The FAIMA said that the move ought not to be made in haste, without proper standardisation and planning.

Harping on Hindi translation as the means of cultural emancipation was a mistake, it said.

The medical education sector needs a push towards research and innovation of the highest level rather than a deep dive into cultural chauvinism, it added.

The association also said that the reckless move to push towards Hindi as a medium in every sphere would harm the national interest in the long run.

“I am not against the move of translating books into Hindi; it will help many students. But, we have to look at today’s scenario where every subject is in English. It will be difficult for teachers as well as students to accommodate Hindi,” Telangana Junior Doctors Association President Dr Karthik Nagula, who is also a member of FAIMA, told South First.
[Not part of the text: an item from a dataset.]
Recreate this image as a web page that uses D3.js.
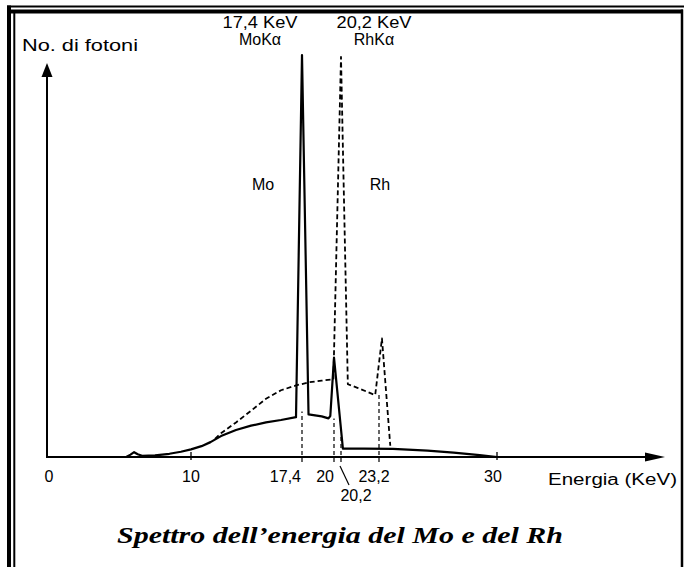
<!DOCTYPE html>
<html>
<head>
<meta charset="utf-8"/>
<script src="https://d3js.org/d3.v7.min.js"></script>
<style>
  body { margin: 0; background: #fff; }
  text { font-family: "Liberation Sans", Arial, sans-serif; fill: #000; }
</style>
</head>
<body>
<div id="chart"></div>
<script>
// values: energy in keV, photon counts (peak Mo = 100)
var moEnergy = [0, 5.5, 5.8, 6.05, 6.3, 6.6, 7.5, 8.5, 9.3, 10, 10.7, 11.3, 12, 13, 14, 15, 16, 17.0,
                17.4, 17.93, 19.0, 19.55, 19.7, 20, 20.35, 22, 24, 26, 27.5, 29, 30, 30.6];
var moCounts = [0, 0, 0.6, 1.2, 0.7, 0.3, 0.4, 0.8, 1.3, 1.9, 2.7, 3.7, 5.2, 6.7, 7.8, 8.6, 9.2, 9.9,
                100, 10.6, 10.1, 9.6, 10.2, 24.7, 2.1, 2.1, 2.0, 1.6, 1.1, 0.45, 0, 0];
var rhEnergy = [11.6, 12, 13, 14, 15, 16, 17, 18, 19, 19.95, 20.2, 20.74, 21.5, 22.9, 23.37, 23.85];
var rhCounts = [4.5, 5.9, 8.6, 11.5, 14.5, 16.6, 17.8, 18.6, 19.0, 19.3, 99.5, 18.1, 17.2, 15.4, 29.5, 2.8];

var axisKnots = [0, 10, 17.4, 20, 20.2, 23.2, 30];   // the energy axis is drawn out of scale
var tickValues = [0, 10, 17.4, 20, 23.2, 30];
var tickLabels = ["0", "10", "17,4", "20", "23,2", "30"];
var guideEnergy = [17.4, 20, 20.2, 23.2];
var guideTop = [11.3, 9.6, 5.5, 15.4];
var peakLabels = [["17,4 KeV", "MoK\u03b1"], ["20,2 KeV", "RhK\u03b1"]];

var W = 684, H = 567;
var svg = d3.select("#chart").append("svg").attr("width", W).attr("height", H);

// double frame of the scan
var frame = svg.append("g").attr("stroke", "#000");
frame.append("line").attr("x1", 7).attr("x2", 684).attr("y1", 6.5).attr("y2", 6.5).attr("stroke-width", 2);
frame.append("line").attr("x1", 7).attr("x2", 683).attr("y1", 11.5).attr("y2", 11.5).attr("stroke-width", 4);
frame.append("line").attr("x1", 9).attr("x2", 9).attr("y1", 5.5).attr("y2", H).attr("stroke-width", 4);
frame.append("line").attr("x1", 14.3).attr("x2", 14.3).attr("y1", 11).attr("y2", H).attr("stroke-width", 2);
frame.append("line").attr("x1", 682).attr("x2", 682).attr("y1", 9.5).attr("y2", H).attr("stroke-width", 2.5);

var x = d3.scaleLinear().domain(axisKnots).range([47, 191, 302, 334, 341, 379, 497]);
var y = d3.scaleLinear().domain([0, 100]).range([457, 55]);
var y0 = y(0);

var line = d3.line().x(function(d) { return x(d[0]); }).y(function(d) { return y(d[1]); });

// axes with arrows
svg.append("line").attr("x1", x(0)).attr("x2", 650).attr("y1", y0).attr("y2", y0)
  .attr("stroke", "#000").attr("stroke-width", 2);
svg.append("path").attr("d", "M665," + y0 + "L645," + (y0 - 4.5) + "L645," + (y0 + 4.5) + "Z");
svg.append("line").attr("x1", x(0)).attr("x2", x(0)).attr("y1", y0 + 1).attr("y2", 74)
  .attr("stroke", "#000").attr("stroke-width", 2);
svg.append("path").attr("d", "M" + x(0) + ",63L" + (x(0) - 5.5) + ",77L" + (x(0) + 5.5) + ",77Z");

// small tick marks
svg.selectAll(".tk").data([10, 30]).enter().append("line")
  .attr("x1", function(d) { return x(d); }).attr("x2", function(d) { return x(d); })
  .attr("y1", y0 - 5).attr("y2", y0 + 3).attr("stroke", "#000").attr("stroke-width", 1.3);

// dashed guides
svg.selectAll(".guide").data(guideEnergy).enter().append("line")
  .attr("x1", function(d) { return x(d); }).attr("x2", function(d) { return x(d); })
  .attr("y1", y0 + 5).attr("y2", function(d, i) { return y(guideTop[i]); })
  .attr("stroke", "#000").attr("stroke-width", 1.2).attr("stroke-dasharray", "4,3");

// spectra
svg.append("path").datum(d3.zip(rhEnergy, rhCounts)).attr("d", line)
  .attr("fill", "none").attr("stroke", "#000").attr("stroke-width", 1.8)
  .attr("stroke-dasharray", "5,3").attr("stroke-linejoin", "round");
svg.append("path").datum(d3.zip(moEnergy, moCounts)).attr("d", line)
  .attr("fill", "none").attr("stroke", "#000").attr("stroke-width", 2.2)
  .attr("stroke-linejoin", "round");

// tick labels
var tickAnchor = ["middle", "middle", "end", "end", "middle", "middle"];
var tickShift = [2, 0, -1, 0, -5, -4];
svg.selectAll(".tl").data(tickValues).enter().append("text")
  .attr("x", function(d, i) { return x(d) + tickShift[i]; }).attr("y", 482)
  .attr("text-anchor", function(d, i) { return tickAnchor[i]; })
  .attr("font-size", 16).text(function(d, i) { return tickLabels[i]; });
svg.append("text").attr("x", x(20.2) + 15).attr("y", 501).attr("text-anchor", "middle")
  .attr("font-size", 16).text("20,2");
svg.append("line").attr("x1", x(20.2) - 1).attr("y1", 466).attr("x2", x(20.2) + 8).attr("y2", 485)
  .attr("stroke", "#000").attr("stroke-width", 1.2);

// axis titles
svg.append("text").attr("x", 22).attr("y", 51).attr("font-size", 16)
  .attr("textLength", 116).attr("lengthAdjust", "spacingAndGlyphs").text("No. di fotoni");
svg.append("text").attr("x", 548).attr("y", 485).attr("font-size", 16)
  .attr("textLength", 129).attr("lengthAdjust", "spacingAndGlyphs").text("Energia (KeV)");

// peak captions
var capX = [260, 374];
peakLabels.forEach(function(p, i) {
  svg.append("text").attr("x", capX[i]).attr("y", 28).attr("text-anchor", "middle")
    .attr("font-size", 16).attr("textLength", 75).attr("lengthAdjust", "spacingAndGlyphs").text(p[0]);
  svg.append("text").attr("x", capX[i]).attr("y", 45).attr("text-anchor", "middle")
    .attr("font-size", 16).text(p[1]);
});
svg.append("text").attr("x", 263).attr("y", 190).attr("text-anchor", "middle").attr("font-size", 16).text("Mo");
svg.append("text").attr("x", 380).attr("y", 190).attr("text-anchor", "middle").attr("font-size", 16).text("Rh");

// caption
svg.append("text").attr("x", 340).attr("y", 543).attr("text-anchor", "middle")
  .style("font-family", "'Liberation Serif', 'Times New Roman', serif")
  .attr("font-weight", "bold").attr("font-style", "italic").attr("font-size", 24)
  .attr("textLength", 446).attr("lengthAdjust", "spacingAndGlyphs")
  .text("Spettro dell\u2019energia del Mo e del Rh");
</script>
</body>
</html>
Post-MBBS study is in English

“It will be challenging for professors. Students have to do further study and research after MBBS, and that will be in English. Also, they would be expected to communicate with doctors around the globe in English. But, we cannot generalise any opinion. Everyone has their own struggle in learning and understanding language,” he added.

Meanwhile, the FAIMA statement also said that the Hindi-versus-English debate had been on for many decades in the post-Independence period, and policymakers finally settled for the middle ground as a result, ensuring that Hindi remained an official language while English continued as an associate official language.

This was done while negating the concept of a national language, as India is a nation with a multitude of languages and dialects.

Hence, the language conundrum was settled and this was also manifested in our education policy, where Hindi and English were not viewed as antagonistic to the idea of the nation.